## What you will do
In the listing below, locate the lines bearing the word "that". Copy every one of them.

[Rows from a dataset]
START
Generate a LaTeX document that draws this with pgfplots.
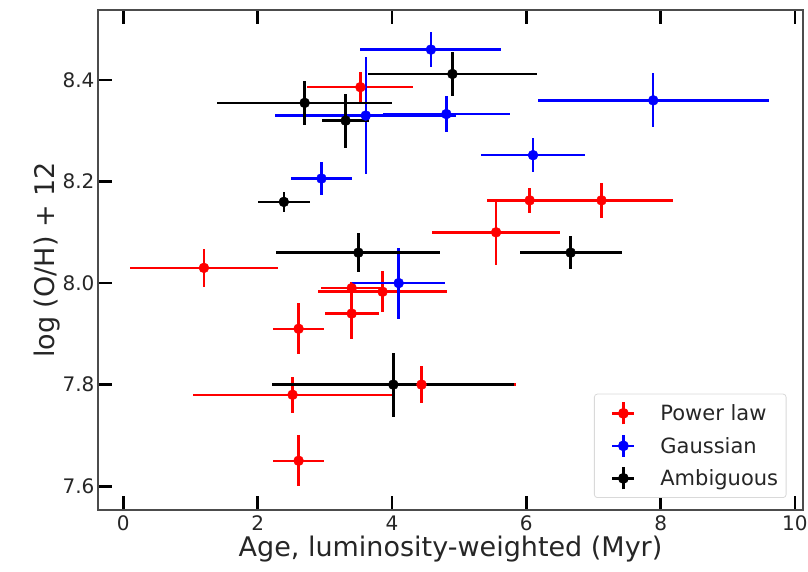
\documentclass[border=0pt]{standalone}
\usepackage{pgfplots}
\pgfplotsset{compat=1.18}
\usepackage{fontspec}
\setmainfont{DejaVu Sans}
\definecolor{mplred}{rgb}{1,0,0}
\definecolor{mplblue}{rgb}{0,0,1}
\definecolor{framegray}{rgb}{0.3,0.3,0.3}
\begin{document}
\begin{tikzpicture}
\begin{axis}[
  scale only axis,
  width=705pt, height=500pt,
  xmin=-0.377, xmax=10.12,
  ymin=7.553, ymax=8.538,
  xtick={0,2,4,6,8,10},
  ytick={7.6,7.8,8.0,8.2,8.4},
  xtick pos=both, ytick pos=left,
  tick align=inside,
  major tick length=14pt,
  tick style={line width=2.8pt, black},
  axis line style={line width=1.4pt, framegray},
  /pgf/number format/assume math mode=true,
  yticklabel style={/pgf/number format/.cd, fixed, fixed zerofill, precision=1},
  ticklabel style={font=\fontsize{20}{24}\selectfont, text=black!85},
  xticklabel style={yshift=-2pt},
  xlabel={Age, luminosity-weighted (Myr)},
  ylabel={log (O/H) + 12},
  label style={font=\fontsize{27}{32}\selectfont, text=black!85},
  xlabel style={yshift=2pt},
  ylabel style={yshift=-4pt},
  legend cell align=left,
  legend style={at={(0.7035,0.024)}, anchor=south west,
    draw=black!15, rounded corners=3pt, line width=0.8pt,
    font=\fontsize{21}{25}\selectfont, text=black!85,
    inner xsep=6pt, inner ysep=7pt, row sep=8pt},
  legend image code/.code={
    \path[draw=none, fill=none] (0pt,0pt) -- (58pt,0pt);
    \draw[#1, line width=2.5pt] (12pt,0pt) -- (34pt,0pt) (23pt,-11pt) -- (23pt,11pt);
    \fill[#1] (23pt,0pt) circle (5pt);
  },
]
\addplot[only marks, mark=*, mark size=5pt, color=mplred,
  error bars/.cd, x dir=both, x explicit, y dir=both, y explicit,
  error mark=none, error bar style={line width=2.5pt}]
  table[x=x, y=y, x error=ex, y error=ey] {
x y ex ey
1.20 8.030 1.10 0.037
3.53 8.386 0.79 0.030
3.40 7.990 0.45 0.012
3.86 7.983 0.96 0.040
3.40 7.940 0.40 0.050
2.61 7.910 0.38 0.050
2.52 7.780 1.48 0.035
2.61 7.650 0.38 0.050
4.44 7.800 1.41 0.037
6.05 8.163 0.63 0.024
7.12 8.163 1.07 0.035
5.55 8.100 0.95 0.065
};
\addlegendentry{Power law}
\addplot[only marks, mark=*, mark size=5pt, color=mplblue,
  error bars/.cd, x dir=both, x explicit, y dir=both, y explicit,
  error mark=none, error bar style={line width=2.5pt}]
  table[x=x, y=y, x error=ex, y error=ey] {
x y ex ey
4.58 8.460 1.05 0.035
3.61 8.330 1.35 0.115
4.81 8.333 0.94 0.035
2.95 8.206 0.46 0.033
7.89 8.360 1.72 0.053
6.10 8.252 0.77 0.033
4.10 8.000 0.69 0.070
};
\addlegendentry{Gaussian}
\addplot[only marks, mark=*, mark size=5pt, color=black,
  error bars/.cd, x dir=both, x explicit, y dir=both, y explicit,
  error mark=none, error bar style={line width=2.5pt}]
  table[x=x, y=y, x error=ex, y error=ey] {
x y ex ey
2.70 8.355 1.30 0.043
3.31 8.320 0.35 0.053
4.90 8.412 1.26 0.043
2.39 8.160 0.39 0.020
3.50 8.060 1.22 0.038
6.66 8.060 0.76 0.032
4.02 7.800 1.80 0.063
};
\addlegendentry{Ambiguous}
\end{axis}
\pgfresetboundingbox
\useasboundingbox ([xshift=-98pt,yshift=-62pt]current axis.south west) rectangle ([xshift=5pt,yshift=10pt]current axis.north east);
\end{tikzpicture}
\end{document}
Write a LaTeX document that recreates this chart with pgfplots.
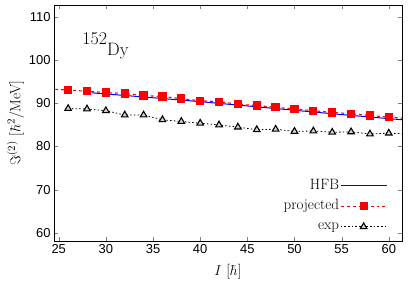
END
## Problem solution
Generate a LaTeX document that draws this with pgfplots.
Write a LaTeX document that recreates this chart with pgfplots.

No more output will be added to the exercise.